TSQL Tuesday #11   Physical IO’s Don’t Always Accumulate Wait Times   image thumb

So in the interests of trying to better explain the output from sys.dm_io_virtual_file_stats() lets aggregate the totals for all the wait types captured in association with this statement executing, as well as aggregate the file_read_completed durations with the wait_info durations to see how they compare to the output from sys.dm_io_virtual_file_stats().

DECLARE @attach_id VARCHAR(100)
DECLARE @start_event_id INT
DECLARE
@end_event_id INT

-- Set the variables for the start_event_id, end_event_id, and attach_id
SELECT
  
@start_event_id = RowID,
  
@attach_id = SUBSTRING(attach_activity_id, 1,
               (
LEN(attach_activity_id)-CHARINDEX('-', REVERSE(attach_activity_id))+1))
FROM #Results
WHERE event_name = 'sql_statement_starting'
AND sql_text LIKE '%SELECT SUM(TotalDue)%'

SELECT
  
@end_event_id = RowID
  
FROM #Results
WHERE event_name = 'sql_statement_completed'
AND sql_text LIKE '%SELECT SUM(TotalDue)%'

-- Aggregate the wait types associated with the Event exectuion
SELECT
  
wait_type,
  
COUNT(*) AS waiting_task_count,
  
SUM(CAST(duration AS INT)) AS duration
FROM #results
WHERE attach_activity_id LIKE @attach_id+'%'
 
AND RowID >= @start_event_id
 
AND RowID <= @end_event_id
 
AND opcode = 'end'
GROUP BY wait_type

-- Aggregate the IO durations with the waits for the Event execution
SELECT SUM(CAST(duration AS INT)) AS IO_and_wait_duration
FROM #Results AS r
WHERE attach_activity_id LIKE @attach_id+'%'
 
AND RowID >= @start_event_id
 
AND RowID <= @end_event_id
 
AND event_name IN ('file_read_completed', 'wait_info')

TSQL Tuesday #11   Physical IO’s Don’t Always Accumulate Wait Times   image thumb

When we compare this to the original output from sys.dm_io_virtual_file_stats(), we get closer to the total io_stall_read_ms values, though we are still not precisely there.

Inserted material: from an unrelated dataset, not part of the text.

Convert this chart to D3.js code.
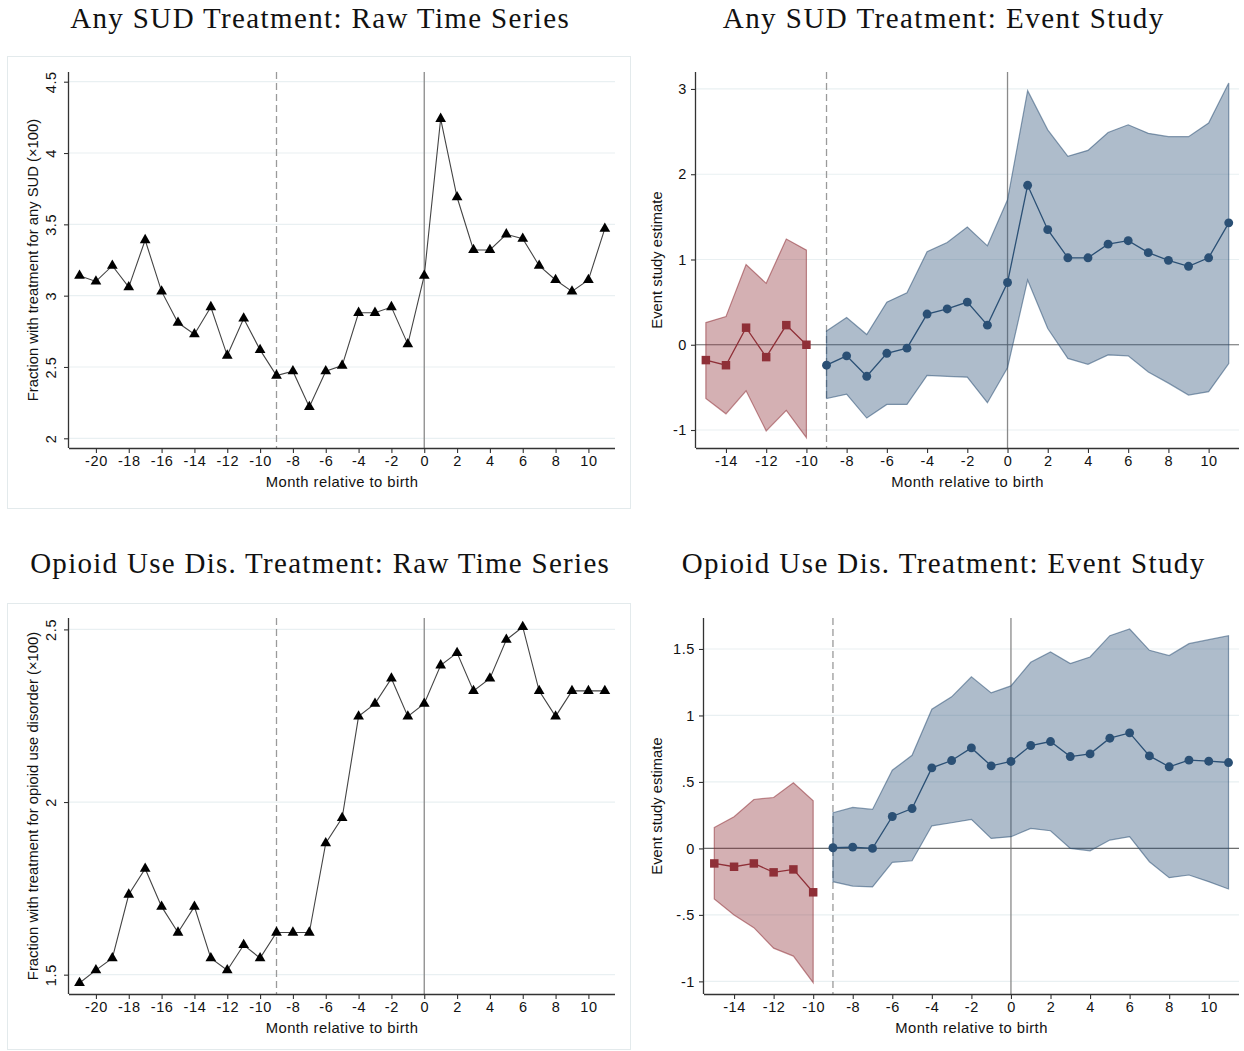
<!DOCTYPE html>
<html>
<head>
<meta charset="utf-8">
<script src="https://cdn.jsdelivr.net/npm/d3@7"></script>
<style>
  body { margin: 0; background: #fff; }
  svg { display: block; }
  .tick text { font-family: "Liberation Sans", Arial, sans-serif; }
</style>
</head>
<body>
<div id="chart"></div>
<script>
// ---- data ----
const rawMonths = [-21,-20,-19,-18,-17,-16,-15,-14,-13,-12,-11,-10,-9,-8,-7,-6,-5,-4,-3,-2,-1,0,1,2,3,4,5,6,7,8,9,10,11];
const sudRaw = [3.14,3.10,3.21,3.06,3.39,3.03,2.81,2.73,2.92,2.58,2.84,2.62,2.44,2.47,2.22,2.47,2.51,2.88,2.88,2.92,2.66,3.14,4.24,3.69,3.32,3.32,3.43,3.40,3.21,3.11,3.03,3.11,3.47];
const oudRaw = [1.476,1.513,1.548,1.732,1.807,1.697,1.622,1.697,1.548,1.513,1.586,1.548,1.622,1.622,1.622,1.881,1.954,2.248,2.285,2.358,2.248,2.285,2.396,2.432,2.322,2.358,2.470,2.507,2.322,2.248,2.322,2.322,2.322];

const preMonths = [-15,-14,-13,-12,-11,-10];
const postMonths = [-9,-8,-7,-6,-5,-4,-3,-2,-1,0,1,2,3,4,5,6,7,8,9,10,11];

const sudPre   = [-0.18,-0.24,0.20,-0.145,0.23,0.0];
const sudPreLo = [-0.63,-0.81,-0.54,-1.01,-0.77,-1.09];
const sudPreHi = [0.26,0.33,0.94,0.72,1.24,1.11];
const sudPost   = [-0.24,-0.13,-0.37,-0.10,-0.04,0.36,0.42,0.50,0.23,0.73,1.87,1.35,1.02,1.02,1.18,1.22,1.08,0.99,0.92,1.02,1.43];
const sudPostLo = [-0.63,-0.58,-0.86,-0.70,-0.70,-0.36,-0.37,-0.38,-0.68,-0.27,0.76,0.19,-0.16,-0.23,-0.12,-0.13,-0.32,-0.45,-0.59,-0.55,-0.22];
const sudPostHi = [0.16,0.32,0.12,0.50,0.61,1.09,1.20,1.38,1.16,1.70,2.98,2.52,2.21,2.28,2.49,2.58,2.48,2.44,2.44,2.60,3.07];

const oudPre   = [-0.113,-0.138,-0.113,-0.18,-0.158,-0.33];
const oudPreLo = [-0.38,-0.50,-0.596,-0.75,-0.81,-1.01];
const oudPreHi = [0.158,0.238,0.368,0.383,0.493,0.358];
const oudPost   = [0.005,0.01,0.0,0.24,0.30,0.606,0.661,0.756,0.621,0.654,0.774,0.804,0.691,0.711,0.829,0.869,0.696,0.614,0.664,0.656,0.646];
const oudPostLo = [-0.25,-0.283,-0.29,-0.105,-0.093,0.17,0.193,0.218,0.075,0.088,0.15,0.133,0.0,-0.018,0.063,0.088,-0.10,-0.22,-0.20,-0.25,-0.305];
const oudPostHi = [0.268,0.308,0.293,0.588,0.70,1.047,1.14,1.29,1.17,1.222,1.40,1.478,1.39,1.44,1.60,1.65,1.49,1.45,1.54,1.57,1.60];

const rawXTicks = [-20,-18,-16,-14,-12,-10,-8,-6,-4,-2,0,2,4,6,8,10];
const esXTicks = [-14,-12,-10,-8,-6,-4,-2,0,2,4,6,8,10];
const sudRawYTicks = [2,2.5,3,3.5,4,4.5];
const oudRawYTicks = [1.5,2,2.5];
const sudEsYTicks = [-1,0,1,2,3];
const oudEsYTicks = [-1,-0.5,0,0.5,1,1.5];

const titles = [
  "Any SUD Treatment: Raw Time Series",
  "Any SUD Treatment: Event Study",
  "Opioid Use Dis. Treatment: Raw Time Series",
  "Opioid Use Dis. Treatment: Event Study"
];

// ---- styling ----
const W = 1244, H = 1051;
const sansFont = '"Liberation Sans", Arial, Helvetica, sans-serif';
const serifFont = '"Liberation Serif", "Times New Roman", serif';
const gridColor = "#e9f0f2";
const axisColor = "#333";
const red = "#8f2f37", blue = "#2b5075";

// Stata-style number labels: drop leading zero
const stataFmt = d => String(d).replace(/^(-?)0\./, "$1.");

const svg = d3.select("#chart").append("svg")
  .attr("width", W).attr("height", H)
  .style("font-family", sansFont);

// serif titles; a little letter spacing makes up for Times being narrower than the original face
function addTitle(text, cx, y, targetWidth) {
  const t = svg.append("text")
    .attr("x", cx).attr("y", y)
    .attr("text-anchor", "middle")
    .style("font-family", serifFont)
    .style("font-size", "29px")
    .attr("fill", "#111")
    .text(text);
  const len = t.node().getComputedTextLength();
  const ls = Math.max(0, (targetWidth - len) / text.length);
  t.style("letter-spacing", ls + "px").attr("x", cx + ls / 2);
}

function drawFrame(cfg) {
  // light outer border used by the raw-series panels
  if (cfg.box) {
    svg.append("rect")
      .attr("x", cfg.box[0]).attr("y", cfg.box[1])
      .attr("width", cfg.box[2] - cfg.box[0]).attr("height", cfg.box[3] - cfg.box[1])
      .attr("fill", "none").attr("stroke", "#e3eaec").attr("stroke-width", 1);
  }

  const x = d3.scaleLinear().domain(cfg.xDomain).range([cfg.left, cfg.right]);
  const y = d3.scaleLinear().domain(cfg.yDomain).range([cfg.bottom, cfg.top]);
  const g = svg.append("g");

  // gridlines
  g.selectAll(".grid").data(cfg.yTicks).join("line")
    .attr("x1", cfg.left).attr("x2", cfg.right)
    .attr("y1", d => y(d)).attr("y2", d => y(d))
    .attr("stroke", gridColor).attr("stroke-width", 1.2);

  // reference lines
  g.append("line")
    .attr("x1", x(-9)).attr("x2", x(-9))
    .attr("y1", cfg.top).attr("y2", cfg.bottom)
    .attr("stroke", "#9a9a9a").attr("stroke-width", 1.3)
    .attr("stroke-dasharray", "7,4");
  g.append("line")
    .attr("x1", x(0)).attr("x2", x(0))
    .attr("y1", cfg.top).attr("y2", cfg.bottom)
    .attr("stroke", "#8a8a8a").attr("stroke-width", 1.3);

  // axes
  const xAxis = d3.axisBottom(x).tickValues(cfg.xTicks).tickSize(5).tickPadding(3)
    .tickFormat(d => String(d));
  const xg = g.append("g").attr("transform", `translate(0,${cfg.bottom})`).call(xAxis);
  xg.select(".domain").attr("d", `M${cfg.left},0.5H${cfg.right}`);
  const yAxis = d3.axisLeft(y).tickValues(cfg.yTicks).tickSize(5).tickFormat(stataFmt);
  const yg = g.append("g").attr("transform", `translate(${cfg.left},0)`).call(yAxis);
  yg.select(".domain").attr("d", `M-0.5,${cfg.top}V${cfg.bottom}`);

  [xg, yg].forEach(a => {
    a.select(".domain").attr("stroke", axisColor).attr("stroke-width", 1.3);
    a.selectAll(".tick line").attr("stroke", axisColor).attr("stroke-width", 1.1);
    a.selectAll(".tick text").attr("fill", "#111")
      .style("font-size", "14.5px").style("letter-spacing", "0.6px");
  });

  if (cfg.rotateY) {
    yg.selectAll(".tick text")
      .attr("transform", "rotate(-90)")
      .attr("x", 0).attr("y", -13)
      .attr("dy", 0)
      .attr("text-anchor", "middle");
  } else {
    yg.selectAll(".tick text").attr("x", -9);
  }

  // axis titles
  g.append("text")
    .attr("x", (cfg.left + cfg.right) / 2).attr("y", cfg.bottom + 39)
    .attr("text-anchor", "middle").style("font-size", "14.8px")
    .style("letter-spacing", "0.45px").attr("fill", "#111")
    .text("Month relative to birth");
  g.append("text")
    .attr("transform", `translate(${cfg.yTitleX},${(cfg.top + cfg.bottom) / 2}) rotate(-90)`)
    .attr("text-anchor", "middle").style("font-size", "14.8px").attr("fill", "#111")
    .text(cfg.yTitle);

  return { g, x, y };
}

function drawRaw(cfg, months, values) {
  const { g, x, y } = drawFrame(cfg);
  const pts = months.map((m, i) => [m, values[i]]);
  g.append("path")
    .datum(pts)
    .attr("fill", "none").attr("stroke", "#444").attr("stroke-width", 1.1)
    .attr("d", d3.line().x(d => x(d[0])).y(d => y(d[1])));
  const tri = d3.symbol().type(d3.symbolTriangle).size(50);
  g.selectAll(".tri").data(pts).join("path")
    .attr("transform", d => `translate(${x(d[0])},${y(d[1])})`)
    .attr("d", tri).attr("fill", "#000");
}

function drawSeries(g, x, y, months, est, lo, hi, color, symbolType, symSize) {
  const rows = months.map((m, i) => ({ m, est: est[i], lo: lo[i], hi: hi[i] }));
  g.append("path")
    .datum(rows)
    .attr("fill", color).attr("fill-opacity", 0.38)
    .attr("stroke", color).attr("stroke-opacity", 0.55).attr("stroke-width", 1.2)
    .attr("d", d3.area().x(d => x(d.m)).y0(d => y(d.lo)).y1(d => y(d.hi)));
  g.append("path")
    .datum(rows)
    .attr("fill", "none").attr("stroke", color).attr("stroke-width", 1.3)
    .attr("d", d3.line().x(d => x(d.m)).y(d => y(d.est)));
  const sym = d3.symbol().type(symbolType).size(symSize);
  g.selectAll(null).data(rows).join("path")
    .attr("transform", d => `translate(${x(d.m)},${y(d.est)})`)
    .attr("d", sym).attr("fill", color);
}

function drawEvent(cfg, pre, post) {
  const { g, x, y } = drawFrame(cfg);
  // zero line
  g.append("line")
    .attr("x1", cfg.left).attr("x2", cfg.right)
    .attr("y1", y(0)).attr("y2", y(0))
    .attr("stroke", "#6e6e6e").attr("stroke-width", 1.2);
  drawSeries(g, x, y, preMonths, pre[0], pre[1], pre[2], red, d3.symbolSquare, 72);
  drawSeries(g, x, y, postMonths, post[0], post[1], post[2], blue, d3.symbolCircle, 62);
}

// ---- panels ----
addTitle(titles[0], 319.5, 28, 500);
addTitle(titles[1], 943, 28, 442);
addTitle(titles[2], 319.5, 573, 580);
addTitle(titles[3], 943, 573, 524);

drawRaw({
  box: [7.5, 56.5, 630.5, 508.5],
  left: 69, right: 615, top: 72, bottom: 448,
  xDomain: [-21.64, 11.62], yDomain: [1.932, 4.568],
  xTicks: rawXTicks, yTicks: sudRawYTicks, rotateY: true,
  yTitle: "Fraction with treatment for any SUD (\u00d7100)", yTitleX: 38
}, rawMonths, sudRaw);

drawEvent({
  left: 696, right: 1239, top: 72, bottom: 448,
  xDomain: [-15.49, 11.51], yDomain: [-1.211, 3.199],
  xTicks: esXTicks, yTicks: sudEsYTicks, rotateY: false,
  yTitle: "Event study estimate", yTitleX: 662
}, [sudPre, sudPreLo, sudPreHi], [sudPost, sudPostLo, sudPostHi]);

drawRaw({
  box: [7.5, 603.5, 630.5, 1049.5],
  left: 69, right: 615, top: 618, bottom: 994,
  xDomain: [-21.64, 11.62], yDomain: [1.444, 2.533],
  xTicks: rawXTicks, yTicks: oudRawYTicks, rotateY: true,
  yTitle: "Fraction with treatment for opioid use disorder (\u00d7100)", yTitleX: 38
}, rawMonths, oudRaw);

drawEvent({
  left: 704, right: 1239, top: 618, bottom: 994,
  xDomain: [-15.52, 11.53], yDomain: [-1.095, 1.733],
  xTicks: esXTicks, yTicks: oudEsYTicks, rotateY: false,
  yTitle: "Event study estimate", yTitleX: 662
}, [oudPre, oudPreLo, oudPreHi], [oudPost, oudPostLo, oudPostHi]);
</script>
</body>
</html>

TSQL Tuesday #11   Physical IO’s Don’t Always Accumulate Wait Times   image thumb

So what accounts for the difference here?  Well, I could speculate, but that isn’t really the purpose of this post, and it would only feed into further misconceptions about what the correlation of the values presented here might actually be.  What is really clear here is that the information contained in sys.dm_io_virtual_file_stats() can not be directly correlated to the output from sys.dm_os_wait_stats.   As shown in this simple, ok maybe its a bit complex because Extended Events has yet to be made simple to use, there is duration associated with file read operations that is not directly attributable to any wait type, which should be expected.